Jacob Zuma allegedly refused to be examined by NPA medical team

Former president Jacob Zuma, who is serving a 15-month sentence for contempt of court, was hospitalised days after his arrest. File picture: Siyabulela Duda/GCIS
Spread the love

Cape Town – Legal expert Willie Spies says refusing to cooperate with an instruction given by a court creates an impression that an individual is hiding something.

This comes as media reports on Tuesday suggested that former president Jacob Zuma had allegedly refused to be examined by a medical team from the National Prosecuting Authority.

Zuma, who is serving a 15-month sentence for contempt of court, was hospitalised days after his arrest.

A media report claimed that The Jacob Zuma Foundation spokesperson Mzwanele Manyi accused the State of “second guessing” the medical report produced by the military doctors responsible for Zuma’s wellbeing by seeking to have him examined by their own doctors.

“All president Zuma says in all this is that because his name is involved, now all of a sudden, somebody must think that now there’s some shenanigans,” said Manyi.

“They are saying (to the military doctors): we don’t believe you.
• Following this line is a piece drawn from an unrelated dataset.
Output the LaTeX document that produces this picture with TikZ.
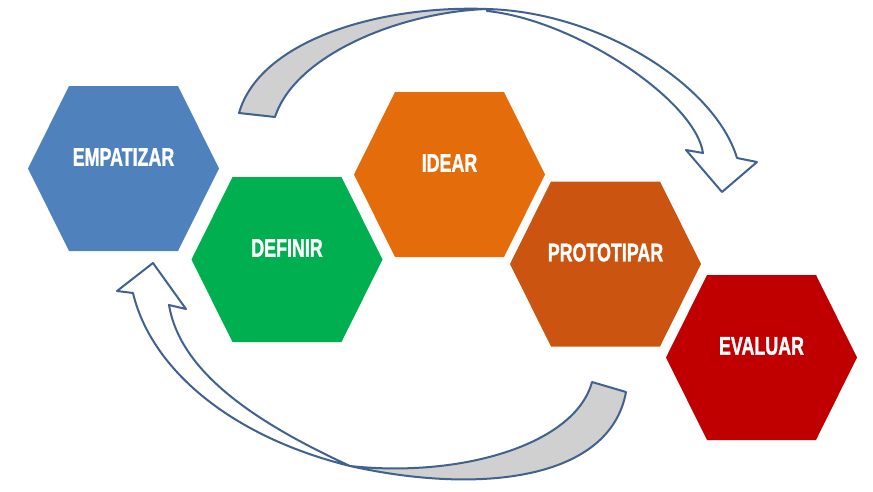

Your professional integrity means nothing,” Manyi said. “What nonsense is this?”

NPA spokesperson Mthunzi Mhaga declined to respond to Mr Manyi’s statement.

“We will deal with this matter in court,” Mhaga told Independent Media.
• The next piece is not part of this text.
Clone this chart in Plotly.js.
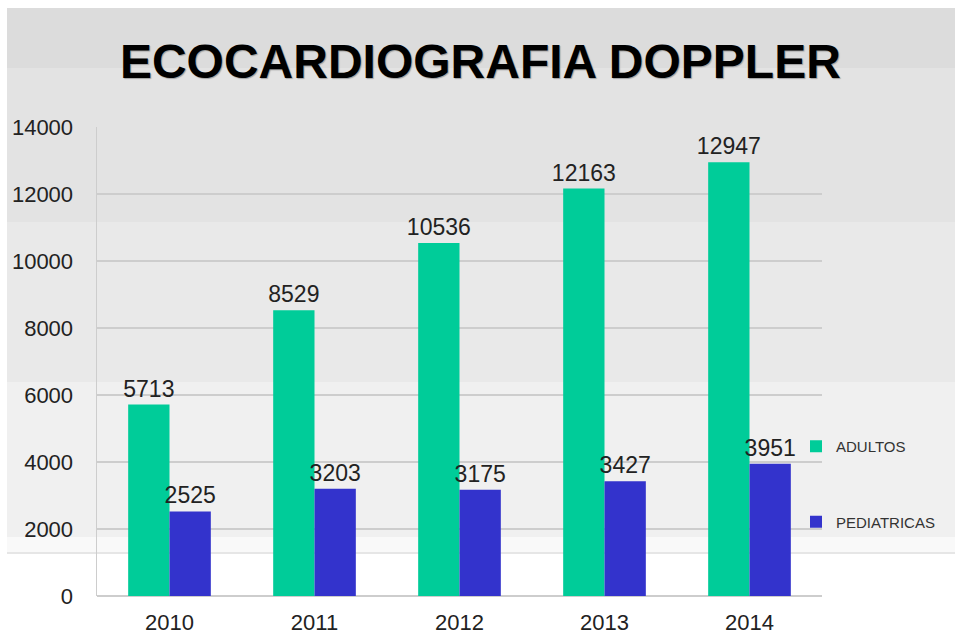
<!DOCTYPE html>
<html>
<head>
<meta charset="utf-8">
<script src="https://cdn.plot.ly/plotly-3.0.1.min.js"></script>
<style>
  html, body { margin: 0; padding: 0; background: #ffffff; }
  #chart { width: 955px; height: 636px; }
</style>
</head>
<body>
<div id="chart"></div>
<script>
const years = ['2010', '2011', '2012', '2013', '2014'];
const adultos = [5713, 8529, 10536, 12163, 12947];
const pediatricas = [2525, 3203, 3175, 3427, 3951];
const seriesNames = ['ADULTOS', 'PEDIATRICAS'];
const yTicks = [0, 2000, 4000, 6000, 8000, 10000, 12000, 14000];

const W = 955, H = 636;
const M = { l: 97, r: 133, t: 127, b: 40, autoexpand: false };
const PW = W - M.l - M.r, PH = H - M.t - M.b;
const px = v => (v - M.l) / PW;
const py = v => (H - M.b - v) / PH;

function band(y0, y1, color) {
  return { type: 'rect', xref: 'paper', yref: 'paper', layer: 'below',
    x0: px(7), x1: px(956), y0: py(y1), y1: py(y0),
    fillcolor: color, line: { width: 0 } };
}

const shapes = [
  band(8, 68, '#dcdcdc'),
  band(68, 222, '#e3e3e3'),
  band(222, 382, '#e9e9e9'),
  band(382, 537, '#f0f0f0'),
  band(537, 553, '#f9f9f9'),
  { type: 'line', xref: 'paper', yref: 'paper', layer: 'below',
    x0: px(7), x1: px(956), y0: py(553), y1: py(553),
    line: { color: '#e6e6e6', width: 2 } }
];

const fam = 'Liberation Sans, Arial, sans-serif';
const txtFont = { family: fam, size: 23, color: '#222222' };

const traces = [
  { type: 'bar', name: seriesNames[0], x: years, y: adultos, legendgroup: 'a',
    marker: { color: '#00CC99' }, text: adultos.map(String), textposition: 'outside',
    textfont: txtFont, constraintext: 'none', cliponaxis: false, hoverinfo: 'x+y' },
  { type: 'bar', name: seriesNames[1], x: years, y: pediatricas, legendgroup: 'b',
    marker: { color: '#3333CC' }, text: pediatricas.map(String), textposition: 'outside',
    textfont: txtFont, constraintext: 'none', cliponaxis: false, hoverinfo: 'x+y' }
];

const layout = {
  width: W, height: H,
  margin: M,
  paper_bgcolor: '#ffffff',
  plot_bgcolor: 'rgba(0,0,0,0)',
  barmode: 'group',
  bargap: 0.43,
  bargroupgap: 0,
  shapes: shapes,
  title: {
    text: 'ECOCARDIOGRAFIA DOPPLER',
    font: { family: fam, size: 48, color: '#000000',
            weight: 'bold', shadow: '1px 1px 1px #a0a0a0' },
    x: 0.503, xanchor: 'center', xref: 'container',
    y: 1 - 61 / H, yanchor: 'middle', yref: 'container'
  },
  xaxis: {
    type: 'category',
    showgrid: false,
    showline: false,
    zeroline: false,
    ticks: '',
    tickfont: { family: fam, size: 22, color: '#222222' },
    ticklabelstandoff: 11,
    automargin: false
  },
  yaxis: {
    range: [0, 14000],
    tickvals: yTicks,
    ticktext: yTicks.map(String),
    showgrid: true,
    gridcolor: '#cdcdcd',
    gridwidth: 1.5,
    showline: true,
    linecolor: '#cdcdcd',
    linewidth: 1.5,
    zeroline: true,
    zerolinecolor: '#cdcdcd',
    zerolinewidth: 1.5,
    ticks: '',
    tickfont: { family: fam, size: 22, color: '#222222' },
    ticklabelstandoff: 18,
    automargin: false
  },
  legend: {
    xref: 'container', yref: 'container',
    x: 796 / W, xanchor: 'left',
    y: 1 - 430 / H, yanchor: 'top',
    bgcolor: 'rgba(0,0,0,0)',
    font: { family: fam, size: 15, color: '#333333' },
    traceorder: 'grouped',
    tracegroupgap: 53,
    itemwidth: 30,
    itemsizing: 'constant'
  },
  showlegend: true
};

Plotly.newPlot('chart', traces, layout, { displayModeBar: false, staticPlot: true });
</script>
</body>
</html>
Manyi, on Tuesday, responded to the claims and said a medical report was submitted to the KwaZulu-Natal High Court and the NPA on Friday.

“The NPA is still dealing with and examining the report to be able to form a view in terms of the way forward. Reports that president Zuma has refused are ahead of us,” Manyi said.

On the consent issue, Manyi’s view is that if Zuma refused to give consent, then it is his constitutional right to do so, and if he doesn’t give it, then that’s the way the story ends.

Judge Piet Koen ordered that the NPA “may grant a medical practitioner of its choice to examine Mr Zuma to assess his ability to stand trial for corruption and for that doctor to be a witness, if necessary”.

About two weeks ago, the Department of Correctional Services (DCS) confirmed that Zuma underwent a surgical procedure on Saturday, 14 August.

The DCS statement said Zuma was scheduled for more surgery that week.

“As inmates are placed in correctional centres involuntarily, the state has a total and inescapable responsibility and duty to care for them in a manner that does not violate or compromise their constitutional rights, which include access to health care.”

At the time of Zuma’s surgical procedure announcement, the department appealed to the public to refrain from speculating on the health of the former president and allow medical practitioners space to continue providing quality healthcare to him.

Independent Media contacted Manyi post-statement by DCS to enquire about Zuma’s condition, but he declined to respond at the time.

Political analyst Zakhele Ndlovu said the NPA is entitled to want to have access to former president Jacob Zuma’s medical records.

Ndlovu is of the view that the NPA can scrutinise the medical report to ensure that the information provided is not misrepresented. “This medical report by the military doctors could be manipulated in such a way to favour Zuma.

“We have a government who has not done a very good job at governing the country. That is why there may be doubts,” Ndlovu said.

Spies said refusing a situation could result in a court developing a suspicion that an individual is hiding something.

“I think the court will make a finding on whether to accept or not to accept the reports given by Zuma’s medical team. But, if the court is not convinced by that, then I’m of the opinion that the court could make a negative ruling against Zuma.”